Mitch: Wow, that is a great cover. God Bless Crazy Frank Miller. As for The Amazing Adventurers of Cavelier and Clay, I know all about it, and every few months someone asks me if I have read it, but I haven't. (I don't even have a good reason: it's a combination of staying away from novels generally, not being crazy about Wonder Boys, my partner not liking it, and just being ornery).
it's not so much that I didn't like it, so much as I lost interest about 3/4 of the way in. Chabon had me up until a certain point and then the decisions he made with his characters just seemed to odd for me and I decided I'd rather not finish the book because I had stopped caring about the characters and their stories. Which is sad, when you think about it, if a reader has invested enough time to get 3/4 in but can just put the book down and never look back (and this was years ago now that I put it down) it says summat about your ability as a writer. maybe.
Lots of people seem to lose their intrest during the snow... I liked the whole book.
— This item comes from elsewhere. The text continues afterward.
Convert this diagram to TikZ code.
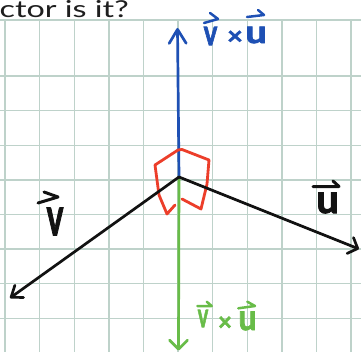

In terms of Comics, I had been hyped for Escapists #1 but it's just a reprint of the story which was already in the anthology.
I LOVED the entire Super Skrull series even though the art has been lousy.
Geoff: No Fables? another book which seems right in your wheel-house.
Ping33: I have not been reading Fables -- sell me on it, and tell me where the phrase "wheel-house" comes from.
I am going to post this next week in the Comics Out blog, but for people reading these comments, check this out, it looks amazing:
http://www.scifi.com/amazingscrewonhead/
I thought the Ultimate Fantastic Four issue was a good as Millar's first issue; I thought the series was a little bland in the middle, and it is nice to see some pick-up as Millar finishes. But I will never understand fill-in artists. Never.
Geoff: Wheelhouse is a baseball term for the stongest part of a batter's swing. A pitcher "throws a meatball into the batters Wheelhouse" means that the pitcher has thrown a hittable pitch RIGHT into the area from which the batter is most likely to launch a massive homer.
First off, let me say that Fables is better and smarter than one would think based only on the premise: Namely that all the characters of myth and folk-lore are all real and have fled their magical homeland to live in a condo on the upper east side of NYC. The first arc is a murder mystery and introduces you to the main "fables" The second arc is a riff on Orwell and shows how the non-human looking fables feel hard done by and stage a revolt.
The neat thing is that it really plays with the characterization of these archatypes. There is only one Prince Charming and he is a womanizing creap, The Frog Prince is much more froglike than one would like to see in a prince, Old King Cole is a dullard. Also all of these characters have been FORCED to live together which means that The Big Bad Wolf and the Three Little Pig's relationship has changed a bit.
The book is like Ultimate Fantastic Four in that it is always fun and more clever than it has any right to be. Also Each arc is better than the last… almost without fail.
It was removed because it was spam.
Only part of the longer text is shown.